Problem description >> Exclude the pictures and reproduce the remaining data exactly as written.
* start Given material *
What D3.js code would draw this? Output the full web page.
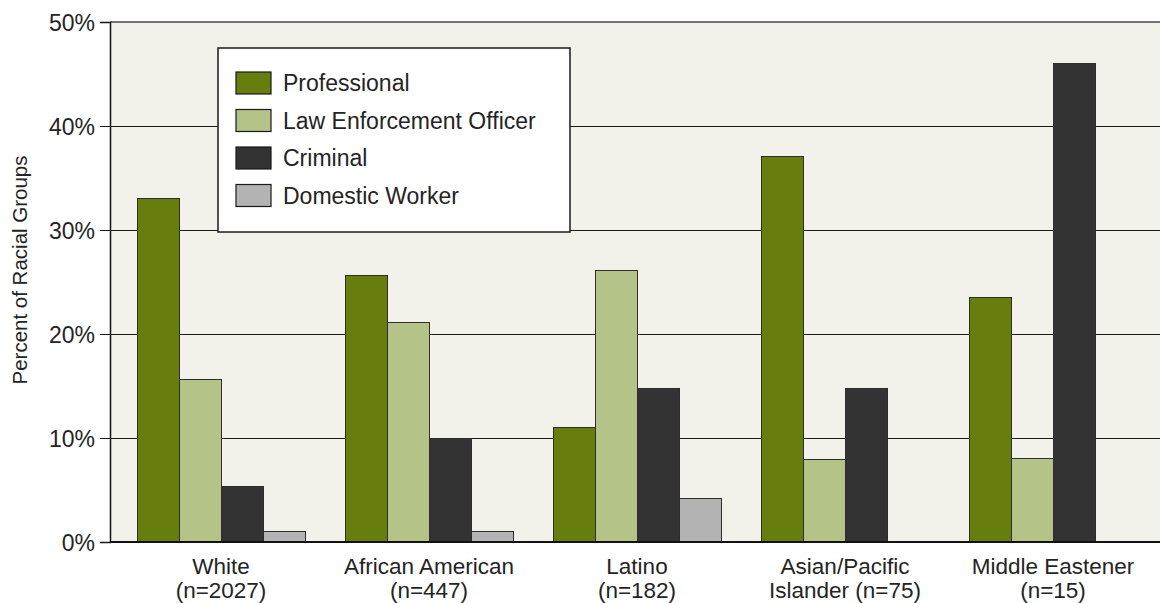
<!DOCTYPE html>
<html>
<head>
<meta charset="utf-8">
<script src="https://cdn.jsdelivr.net/npm/d3@7"></script>
<style>
  html, body { margin: 0; padding: 0; background: #ffffff; }
  svg { display: block; }
  text { font-family: "Liberation Sans", Arial, Helvetica, sans-serif; fill: #242424; }
</style>
</head>
<body>
<svg id="chart" width="1160" height="603"></svg>
<script>
// Racial groups along the x axis (two-line labels)
const groups = ["White", "African American", "Latino", "Asian/Pacific Islander", "Middle Eastener"];
const groupLine1 = ["White", "African American", "Latino", "Asian/Pacific", "Middle Eastener"];
const groupLine2 = ["(n=2027)", "(n=447)", "(n=182)", "Islander (n=75)", "(n=15)"];

// Occupational roles (series)
const roles = ["Professional", "Law Enforcement Officer", "Criminal", "Domestic Worker"];
const roleColors = ["#677e0f", "#b4c388", "#333333", "#b3b3b3"];

// Percent of each racial group shown in each role
const professional = [33.0, 25.6, 11.0, 37.1, 23.5];
const lawEnforcement = [15.6, 21.1, 26.1, 7.9, 8.0];
const criminal = [5.3, 10.0, 14.8, 14.8, 46.0];
const domesticWorker = [1.0, 1.0, 4.2, 0, 0];

const yTicks = [0, 10, 20, 30, 40, 50];

const seriesValues = [professional, lawEnforcement, criminal, domesticWorker];

const svg = d3.select("#chart");
const plot = { left: 110, right: 1160, top: 22, bottom: 542 };

const y = d3.scaleLinear().domain([0, 50]).range([plot.bottom, plot.top]);
const x0 = d3.scaleBand().domain(groups).range([117, 1157])
  .paddingInner(40 / 208).paddingOuter(20 / 208);
const x1 = d3.scaleBand().domain(roles).range([0, x0.bandwidth()]).padding(0);

// plot background
svg.append("rect")
  .attr("x", plot.left).attr("y", plot.top)
  .attr("width", plot.right - plot.left).attr("height", plot.bottom - plot.top)
  .attr("fill", "#f2f2ea");

// horizontal gridlines
svg.append("g").selectAll("line")
  .data(yTicks.filter(t => t > 0 && t < 50))
  .join("line")
  .attr("x1", plot.left).attr("x2", plot.right)
  .attr("y1", d => y(d)).attr("y2", d => y(d))
  .attr("stroke", "#1a1a1a").attr("stroke-width", 1)
  .attr("shape-rendering", "crispEdges");

// top border
svg.append("line")
  .attr("x1", plot.left).attr("x2", plot.right)
  .attr("y1", y(50)).attr("y2", y(50))
  .attr("stroke", "#4a4a4a").attr("stroke-width", 1.5);

// bars
const barData = [];
groups.forEach((g, gi) => {
  roles.forEach((r, ri) => {
    barData.push({ group: g, role: r, value: seriesValues[ri][gi], color: roleColors[ri] });
  });
});

svg.append("g").selectAll("rect")
  .data(barData.filter(d => d.value > 0))
  .join("rect")
  .attr("x", d => x0(d.group) + x1(d.role))
  .attr("y", d => y(d.value))
  .attr("width", x1.bandwidth())
  .attr("height", d => y(0) - y(d.value))
  .attr("fill", d => d.color)
  .attr("stroke", "#2e2e2e")
  .attr("stroke-width", 1)
  .attr("shape-rendering", "crispEdges");

// y axis with ticks
const yAxis = d3.axisLeft(y).tickValues(yTicks).tickSize(10).tickPadding(5)
  .tickFormat(d => d + "%");
const yAxisG = svg.append("g").attr("transform", `translate(${plot.left},0)`).call(yAxis);
yAxisG.select(".domain").attr("stroke", "#111").attr("stroke-width", 1.5);
yAxisG.selectAll(".tick line").attr("stroke", "#1a1a1a").attr("stroke-width", 1);
yAxisG.selectAll(".tick text")
  .attr("font-size", 23).attr("font-family", "Liberation Sans, Arial, sans-serif")
  .attr("fill", "#242424").attr("dy", "0.36em");

// baseline
svg.append("line")
  .attr("x1", plot.left).attr("x2", plot.right)
  .attr("y1", y(0)).attr("y2", y(0))
  .attr("stroke", "#111").attr("stroke-width", 2);

// x axis labels (two lines)
const xl = svg.append("g").selectAll("text")
  .data(groups)
  .join("text")
  .attr("text-anchor", "middle")
  .attr("font-size", 22.5)
  .attr("x", d => x0(d) + x0.bandwidth() / 2);
xl.append("tspan")
  .attr("x", d => x0(d) + x0.bandwidth() / 2)
  .attr("y", 574)
  .text((d, i) => groupLine1[i]);
xl.append("tspan")
  .attr("x", d => x0(d) + x0.bandwidth() / 2)
  .attr("y", 598)
  .text((d, i) => groupLine2[i]);

// y axis title
svg.append("text")
  .attr("transform", `translate(27,270) rotate(-90)`)
  .attr("text-anchor", "middle")
  .attr("font-size", 20.5)
  .text("Percent of Racial Groups");

// legend
const legend = svg.append("g").attr("transform", "translate(218,48)");
legend.append("rect")
  .attr("width", 352).attr("height", 184)
  .attr("fill", "#ffffff").attr("stroke", "#1a1a1a").attr("stroke-width", 1.5);
const items = legend.selectAll("g.item")
  .data(roles)
  .join("g")
  .attr("class", "item")
  .attr("transform", (d, i) => `translate(18,${24 + i * 37.5})`);
items.append("rect")
  .attr("width", 35).attr("height", 22)
  .attr("fill", (d, i) => roleColors[i])
  .attr("stroke", "#1a1a1a").attr("stroke-width", 1.2);
items.append("text")
  .attr("x", 47).attr("y", 11).attr("dy", "0.36em")
  .attr("font-size", 23)
  .text(d => d);
</script>
</body>
</html>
* end Given material *
Result of the task >>
What D3.js code would draw this? Output the full web page.
<!DOCTYPE html>
<html>
<head>
<meta charset="utf-8">
<script src="https://cdn.jsdelivr.net/npm/d3@7"></script>
<style>
  html, body { margin: 0; padding: 0; background: #ffffff; }
  svg { display: block; }
  text { font-family: "Liberation Sans", Arial, Helvetica, sans-serif; fill: #242424; }
</style>
</head>
<body>
<svg id="chart" width="1160" height="603"></svg>
<script>
// Racial groups along the x axis (two-line labels)
const groups = ["White", "African American", "Latino", "Asian/Pacific Islander", "Middle Eastener"];
const groupLine1 = ["White", "African American", "Latino", "Asian/Pacific", "Middle Eastener"];
const groupLine2 = ["(n=2027)", "(n=447)", "(n=182)", "Islander (n=75)", "(n=15)"];

// Occupational roles (series)
const roles = ["Professional", "Law Enforcement Officer", "Criminal", "Domestic Worker"];
const roleColors = ["#677e0f", "#b4c388", "#333333", "#b3b3b3"];

// Percent of each racial group shown in each role
const professional = [33.0, 25.6, 11.0, 37.1, 23.5];
const lawEnforcement = [15.6, 21.1, 26.1, 7.9, 8.0];
const criminal = [5.3, 10.0, 14.8, 14.8, 46.0];
const domesticWorker = [1.0, 1.0, 4.2, 0, 0];

const yTicks = [0, 10, 20, 30, 40, 50];

const seriesValues = [professional, lawEnforcement, criminal, domesticWorker];

const svg = d3.select("#chart");
const plot = { left: 110, right: 1160, top: 22, bottom: 542 };

const y = d3.scaleLinear().domain([0, 50]).range([plot.bottom, plot.top]);
const x0 = d3.scaleBand().domain(groups).range([117, 1157])
  .paddingInner(40 / 208).paddingOuter(20 / 208);
const x1 = d3.scaleBand().domain(roles).range([0, x0.bandwidth()]).padding(0);

// plot background
svg.append("rect")
  .attr("x", plot.left).attr("y", plot.top)
  .attr("width", plot.right - plot.left).attr("height", plot.bottom - plot.top)
  .attr("fill", "#f2f2ea");

// horizontal gridlines
svg.append("g").selectAll("line")
  .data(yTicks.filter(t => t > 0 && t < 50))
  .join("line")
  .attr("x1", plot.left).attr("x2", plot.right)
  .attr("y1", d => y(d)).attr("y2", d => y(d))
  .attr("stroke", "#1a1a1a").attr("stroke-width", 1)
  .attr("shape-rendering", "crispEdges");

// top border
svg.append("line")
  .attr("x1", plot.left).attr("x2", plot.right)
  .attr("y1", y(50)).attr("y2", y(50))
  .attr("stroke", "#4a4a4a").attr("stroke-width", 1.5);

// bars
const barData = [];
groups.forEach((g, gi) => {
  roles.forEach((r, ri) => {
    barData.push({ group: g, role: r, value: seriesValues[ri][gi], color: roleColors[ri] });
  });
});

svg.append("g").selectAll("rect")
  .data(barData.filter(d => d.value > 0))
  .join("rect")
  .attr("x", d => x0(d.group) + x1(d.role))
  .attr("y", d => y(d.value))
  .attr("width", x1.bandwidth())
  .attr("height", d => y(0) - y(d.value))
  .attr("fill", d => d.color)
  .attr("stroke", "#2e2e2e")
  .attr("stroke-width", 1)
  .attr("shape-rendering", "crispEdges");

// y axis with ticks
const yAxis = d3.axisLeft(y).tickValues(yTicks).tickSize(10).tickPadding(5)
  .tickFormat(d => d + "%");
const yAxisG = svg.append("g").attr("transform", `translate(${plot.left},0)`).call(yAxis);
yAxisG.select(".domain").attr("stroke", "#111").attr("stroke-width", 1.5);
yAxisG.selectAll(".tick line").attr("stroke", "#1a1a1a").attr("stroke-width", 1);
yAxisG.selectAll(".tick text")
  .attr("font-size", 23).attr("font-family", "Liberation Sans, Arial, sans-serif")
  .attr("fill", "#242424").attr("dy", "0.36em");

// baseline
svg.append("line")
  .attr("x1", plot.left).attr("x2", plot.right)
  .attr("y1", y(0)).attr("y2", y(0))
  .attr("stroke", "#111").attr("stroke-width", 2);

// x axis labels (two lines)
const xl = svg.append("g").selectAll("text")
  .data(groups)
  .join("text")
  .attr("text-anchor", "middle")
  .attr("font-size", 22.5)
  .attr("x", d => x0(d) + x0.bandwidth() / 2);
xl.append("tspan")
  .attr("x", d => x0(d) + x0.bandwidth() / 2)
  .attr("y", 574)
  .text((d, i) => groupLine1[i]);
xl.append("tspan")
  .attr("x", d => x0(d) + x0.bandwidth() / 2)
  .attr("y", 598)
  .text((d, i) => groupLine2[i]);

// y axis title
svg.append("text")
  .attr("transform", `translate(27,270) rotate(-90)`)
  .attr("text-anchor", "middle")
  .attr("font-size", 20.5)
  .text("Percent of Racial Groups");

// legend
const legend = svg.append("g").attr("transform", "translate(218,48)");
legend.append("rect")
  .attr("width", 352).attr("height", 184)
  .attr("fill", "#ffffff").attr("stroke", "#1a1a1a").attr("stroke-width", 1.5);
const items = legend.selectAll("g.item")
  .data(roles)
  .join("g")
  .attr("class", "item")
  .attr("transform", (d, i) => `translate(18,${24 + i * 37.5})`);
items.append("rect")
  .attr("width", 35).attr("height", 22)
  .attr("fill", (d, i) => roleColors[i])
  .attr("stroke", "#1a1a1a").attr("stroke-width", 1.2);
items.append("text")
  .attr("x", 47).attr("y", 11).attr("dy", "0.36em")
  .attr("font-size", 23)
  .text(d => d);
</script>
</body>
</html>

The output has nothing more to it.